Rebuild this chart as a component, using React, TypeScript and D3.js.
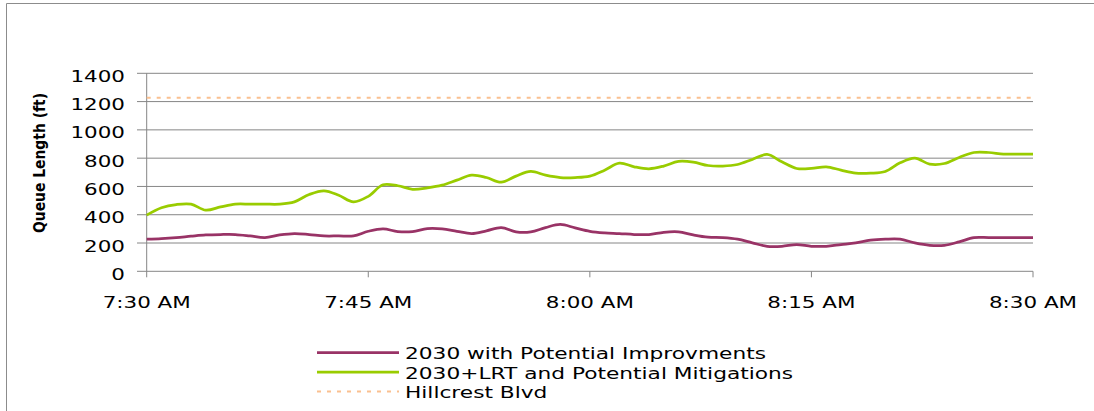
import React, { useEffect } from "react";
import * as d3 from "d3";

const minutes = d3.range(0, 61);
const xTickMinutes = [0, 15, 30, 45, 60];
const xTickLabels = ["7:30 AM", "7:45 AM", "8:00 AM", "8:15 AM", "8:30 AM"];
const yTicks = [0, 200, 400, 600, 800, 1000, 1200, 1400];

const improvements = [
  227, 231, 238, 248, 257, 260, 260, 250, 238, 257, 267, 260, 250, 250, 250, 283,
  300, 281, 281, 302, 300, 283, 267, 286, 309, 279, 279, 309, 331, 307, 283, 272,
  267, 260, 260, 276, 279, 257, 241, 238, 227, 201, 177, 177, 189, 177, 177, 189,
  201, 220, 227, 227, 201, 184, 184, 208, 238, 238, 238, 238, 238,
];
const lrtMitigations = [
  397, 449, 472, 475, 432, 455, 475, 475, 475, 475, 491, 543, 569, 538, 491, 530,
  612, 605, 580, 590, 609, 645, 680, 663, 630, 673, 706, 680, 663, 663, 673, 715,
  765, 739, 725, 744, 777, 772, 748, 744, 755, 791, 826, 774, 727, 727, 739, 715,
  694, 694, 706, 767, 800, 758, 762, 805, 840, 840, 829, 829, 829,
];
const hillcrest = 1228;

const seriesNames = [
  "2030 with Potential Improvments",
  "2030+LRT and Potential Mitigations",
  "Hillcrest Blvd",
];

const W = 1094;
const H = 411;
const FONT = "'DejaVu Sans', Verdana, sans-serif";
const SX = 1.3;

function SText({ x, y, anchor, children, size = 16.5 }: any) {
  return (
    <g transform={`translate(${x},${y}) scale(${SX},1)`}>
      <text x={0} y={0} textAnchor={anchor} fontFamily={FONT} fontSize={size} fill="#000">
        {children}
      </text>
    </g>
  );
}

export default function App() {
  useEffect(() => {
    document.body.style.margin = "0";
  }, []);

  const x = d3.scaleLinear().domain([0, 60]).range([146.7, 1033]);
  const y = d3.scaleLinear().domain([0, 1400]).range([271.3, 73.3]);

  const line = d3
    .line<number>()
    .x((_, i) => x(minutes[i]))
    .y((d) => y(d))
    .curve(d3.curveCatmullRom.alpha(0.5));

  const purple = "#993366";
  const green = "#99CC00";
  const orange = "#FAC090";
  const grid = "#868686";

  return (
    <svg width={W} height={H} style={{ display: "block" }}>
      <rect x={0} y={0} width={W} height={H} fill="#fff" />
      {/* outer frame */}
      <line x1={6.5} x2={6.5} y1={3.5} y2={H} stroke="#8c8c8c" strokeWidth={1} />
      <line x1={6.5} x2={W} y1={3.5} y2={3.5} stroke="#8c8c8c" strokeWidth={1} />

      {/* gridlines and y ticks */}
      {yTicks.map((t) => (
        <g key={t}>
          <line x1={137} x2={x(60)} y1={y(t)} y2={y(t)} stroke={grid} strokeWidth={1} />
          <SText x={125} y={y(t) + 8.5} anchor="end">
            {t}
          </SText>
        </g>
      ))}
      {/* y axis */}
      <line x1={x(0)} x2={x(0)} y1={y(1400)} y2={y(0)} stroke={grid} strokeWidth={1} />
      {/* x ticks */}
      {xTickMinutes.map((m, i) => (
        <g key={m}>
          <line x1={x(m)} x2={x(m)} y1={y(0)} y2={y(0) + 6} stroke={grid} strokeWidth={1} />
          <SText x={x(m)} y={307.5} anchor="middle">
            {xTickLabels[i]}
          </SText>
        </g>
      ))}

      {/* y axis title */}
      <text
        transform={`translate(45,163) rotate(-90)`}
        textAnchor="middle"
        fontFamily={FONT}
        fontWeight="bold"
        fontSize={16.5}
        textLength={140}
        lengthAdjust="spacingAndGlyphs"
        fill="#000"
      >
        Queue Length (ft)
      </text>

      {/* Hillcrest Blvd reference */}
      <line
        x1={x(0)}
        x2={x(60)}
        y1={y(hillcrest)}
        y2={y(hillcrest)}
        stroke={orange}
        strokeWidth={2}
        strokeDasharray="4,6"
      />
      {/* series */}
      <path d={line(lrtMitigations) || ""} fill="none" stroke={green} strokeWidth={2.75} />
      <path d={line(improvements) || ""} fill="none" stroke={purple} strokeWidth={2.75} />

      {/* legend */}
      {[purple, green, orange].map((c, i) => (
        <g key={i}>
          <line
            x1={317}
            x2={399}
            y1={352.5 + i * 19.5}
            y2={352.5 + i * 19.5}
            stroke={c}
            strokeWidth={i === 2 ? 2 : 2.75}
            strokeDasharray={i === 2 ? "4,6" : undefined}
          />
          <SText x={405} y={359 + i * 19.5} anchor="start" size={16.7}>
            {seriesNames[i]}
          </SText>
        </g>
      ))}
    </svg>
  );
}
※
Your task: Return each line that includes "React".

Full answer:
Rebuild this chart as a component, using React, TypeScript and D3.js.
import React, { useEffect } from "react";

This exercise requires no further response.